Doug Wilkey, 61, has contacted city officials in Dunedin at least four times in the past two years in an attempt to get law enforcement to shut down the lemonade stand operated by his young neighbor, T.J. Guerrero. Wilkey’s complaint, the Tampa Bay Times reported last weekend, is that the lemonade stand is an “‘illegal business’ that causes excessive traffic, noise, trash, illegal parking and other problems that reduce his property values.”
CNN said the city sent a community police officer to look into the complaints, which came only from Wilkey. But after speaking to neighbors, the city concluded that the stand run by Guerrero, who is 12, wasn’t really an issue.
Well. The city of Dunedin’s planning director is finally going to give a robust response to Wilkey’s complaints — except probably not in the way he’d hoped, the Tampa newspaper reported in a follow-up story.
“(Wilkey’s) not following the rules either, or doesn’t seem to be,” planning director Greg Rice told the Times.

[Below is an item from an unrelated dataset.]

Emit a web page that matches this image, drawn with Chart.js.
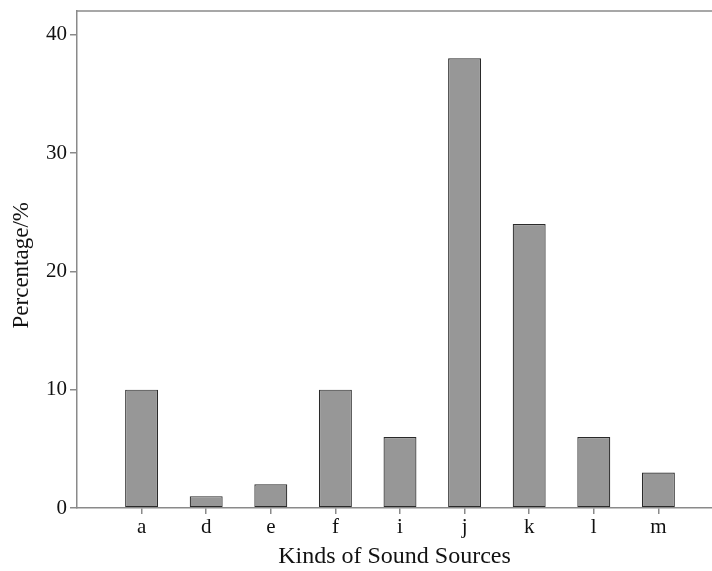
<!DOCTYPE html>
<html>
<head>
<meta charset="utf-8">
<script src="https://cdn.jsdelivr.net/npm/chart.js@4/dist/chart.umd.min.js"></script>
<style>
  html, body { margin: 0; padding: 0; background: #fff; overflow: hidden; }
</style>
</head>
<body>
<canvas id="chart1" width="712" height="571"></canvas>
<script>
// categories and values
var categories = ['a', 'd', 'e', 'f', 'i', 'j', 'k', 'l', 'm'];
var percentages = [10, 1, 2, 10, 6, 38, 24, 6, 3];
var yTicks = [0, 10, 20, 30, 40];

var axisColor = '#8a8a8a';
var serif = '"Liberation Serif", "DejaVu Serif", serif';

// bars sit at x = 1..9 on a linear axis (a gap is left before the first one)
var points = categories.map(function (c, i) {
  return { x: i + 1, y: percentages[i] };
});

// top edge of the frame
var topLine = {
  id: 'topLine',
  afterDraw: function (chart) {
    var a = chart.chartArea, ctx = chart.ctx;
    ctx.save();
    ctx.strokeStyle = axisColor;
    ctx.lineWidth = 1.5;
    ctx.beginPath();
    ctx.moveTo(a.left, a.top);
    ctx.lineTo(chart.width, a.top);
    ctx.stroke();
    ctx.restore();
  }
};

document.addEventListener("DOMContentLoaded", function () {
const ctx = document.getElementById("chart1");
const chart1 = new Chart(ctx, {
  type: 'bar',
  data: {
    datasets: [{
      data: points,
      backgroundColor: '#979797',
      borderColor: '#2a2a2a',
      borderWidth: 1.2,
      borderSkipped: false,
      barPercentage: 0.51,
      categoryPercentage: 1
    }]
  },
  options: {
    responsive: false,
    animation: false,
    layout: { padding: { top: 11, right: 0, left: 0, bottom: 0 } },
    plugins: {
      legend: { display: false },
      tooltip: { enabled: false }
    },
    scales: {
      x: {
        type: 'linear',
        offset: false,
        min: 0,
        max: 9.83,
        afterBuildTicks: function (scale) {
          scale.ticks = categories.map(function (c, i) { return { value: i + 1 }; });
        },
        afterFit: function (scale) { scale.height = 63; },
        ticks: {
          autoSkip: false,
          maxRotation: 0,
          padding: 1,
          color: '#111',
          font: { family: serif, size: 21 },
          callback: function (v) { return categories[v - 1] || ''; }
        },
        grid: {
          offset: false,
          z: 1,
          drawOnChartArea: false,
          drawTicks: true,
          tickLength: 6,
          color: axisColor,
          lineWidth: 1.5
        },
        border: { color: axisColor, width: 1.5, z: 2 },
        title: {
          display: true,
          text: 'Kinds of Sound Sources',
          color: '#111',
          font: { family: serif, size: 24 },
          padding: { top: 0, bottom: 0 }
        }
      },
      y: {
        min: 0,
        max: 42,
        afterBuildTicks: function (scale) {
          scale.ticks = yTicks.map(function (v) { return { value: v }; });
        },
        afterFit: function (scale) { scale.width = 77; },
        ticks: {
          padding: 3,
          color: '#111',
          font: { family: serif, size: 21, lineHeight: 0.6 }
        },
        grid: {
          drawOnChartArea: false,
          drawTicks: true,
          tickLength: 7,
          color: axisColor,
          lineWidth: 1.5
        },
        border: { color: axisColor, width: 1.5, z: 2 },
        title: {
          display: true,
          text: 'Percentage/%  ',
          color: '#111',
          font: { family: serif, size: 23 },
          padding: { top: 8, bottom: 0 }
        }
      }
    }
  },
  plugins: [topLine]
});
});
</script>
</body>
</html>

Wilkey uses his home address for a business he runs, according to the Times. An anonymous individual brought this to the attention of Rice, who told the paper that he’s in the process of writing a letter to Wilkey, informing him that he needs to purchase a business license and sign an affidavit in order to operate a business within Dunedin city limits. If he doesn’t comply with the ordinance he seems to be violating, Wilkey potentially faces a daily fine, the Times reported.
Guerrero’s lemonade stand — still in operation, despite Wilkey’s efforts to shut it down — charges $1 for a glass of lemonade and 50 cents for a cookie. The 12-year-old operates his stand on a busy street corner in his neighborhood, with the permission of the corner house’s owners.
And business is booming now that Wilkey’s complaints have made international news; Guerrero even has the support of a local radio host who, among other things, sent a staffer to help him handle all the extra business.
The kid earned extra points for what he’s done with his increased profits, which include donations from strangers who can’t visit the stand: He took his mom out to dinner, the Times reported. Most of the money will go into savings, and his family is looking into donating some of the money to charity.